Saberes en llamas
El Museo de Río era un centro de investigación internacional, público, luchando contra los presupuestos escasos
De poco sirven los seguros cuando el fuego entra por la puerta: tras las llamas llega el agua y lo que no destrozan las unas lo destruye la otra. El fuego es, además, rápido e implacable, de manera que el pasado 2 de septiembre su tránsito por las salas del Museo Nacional de Río fue eficaz y resuelto, borrando dos siglos de historia no sólo de Brasil, sino del mundo. Las llamas entraban insidiosas por las puertas del recinto, uno de los más extraordinarios jamás visitados, y recorrían los espacios sin detenerse a degustar la deslumbrante heterogeneidad de las piezas ni reparar en lo extraordinario de lo expuesto. Cada pieza se rendía bajo el calor: de lo sólido a lo fragilísimo, desde el meteorito hasta la delicada columna transparente de mariposas que parecían mantenerse aún en el vuelo, algunas de ellas especímenes desaparecidos. Nunca la expresión “valor incalculable” adquiría más sentido que aquí: lo conservado era literalmente irremplazable. De los saberes universales que había acumulado este museo durante dos siglos —los acababa de celebrar en junio— quedaba apenas un 10%. Su fabulosa colección entomológica, los sarcófagos egipcios que llegaban en las expediciones del último emperador de Brasil, Pedro II; piezas etruscas y frescos pompeyanos aportados por su mujer, napolitana; la momia de Atacama; el dinosaurio; o Luzia, el esqueleto humano más antiguo de Brasil, además de miles de documentos sobre la historia del país, habían desaparecido como el último fortín de la curiosidad del XIX.
El fuego había jugado una mala pasada, quizás porque las cosas que nunca ocurren a veces pasan. Y, de pronto, frente al museo mismo convertido en esqueleto, volvían a la memoria las reflexiones de Freud en La transitoriedad, escrito en plena guerra, en 1916. Pese a su afición hacia la arqueología, Freud se resistía a admitir la desaparición de lo excepcional: “¡No, es imposible que todas esas excelencias de la naturaleza y del arte, el mundo de nuestras sensaciones y el mundo exterior, estén destinados a perderse realmente en la nada!”. Para consolarse concluía que la transitoriedad de lo bello no conlleva su desvalorización, al contrario.

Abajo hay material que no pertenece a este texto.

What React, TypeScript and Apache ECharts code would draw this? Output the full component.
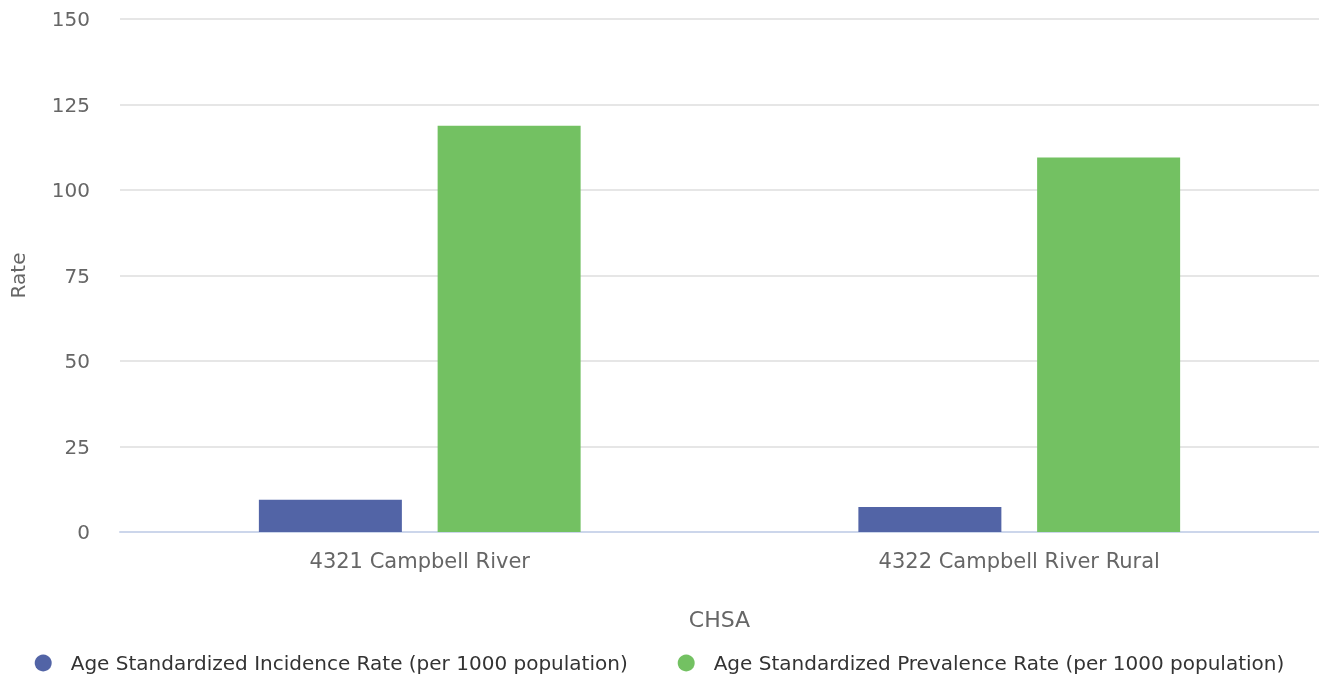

El Museo de Río era un centro de investigación internacional, público, luchando contra los presupuestos escasos
En cualquier caso, el fuego entraba esa maldita tarde en el Museo Nacional y recorría los pasillos deprisa, remedo macabro de la carrera por el Louvre en Banda aparte, de Jean-Luc Godard, en la cual los protagonistas (re)corren el museo parisiense en una performance humorística que reproduce las aventuras de un supuesto turista que visitó el museo en menos de 10 minutos. Pese a todo, este bello museo no era un museo para turistas. Era un lugar muy querido para los brasileños, era Brasil; era un centro de investigación internacional administrado por la Universidad Federal de Río, una institución pública y, como buena parte de las universidades públicas, luchando siempre contra los presupuestos escasos.
No es la única universidad pública en Brasil que tiene una colección apabullante. La Universidad de São Paulo, una de las más sólidas del país, es la gestora del Museo de Arte Moderno de la ciudad, en cuyas salas —ahora instaladas de forma impecable— cuelgan los grandes vanguardistas —Modigliani, Picasso, Miró, Calder, Kandinsky, Tarsila do Amaral, Anita Malfatti…—, procedentes de las colecciones de Yolanda Penteado y Ciccillo Matarazzo. Cualquier universidad pública del mundo desearía tener una colección tan excepcional y tan bien instalada como ésta, pero tras la reciente tragedia del Museo de Río es imposible no pensar en los muchos museos universitarios del mundo que, aunque tal vez sin la contundencia del Museo de Río, guardan obras irremplazables que no siempre están tan bien conservadas como merecen, apremiadas las instituciones por otras necesidades del día a día.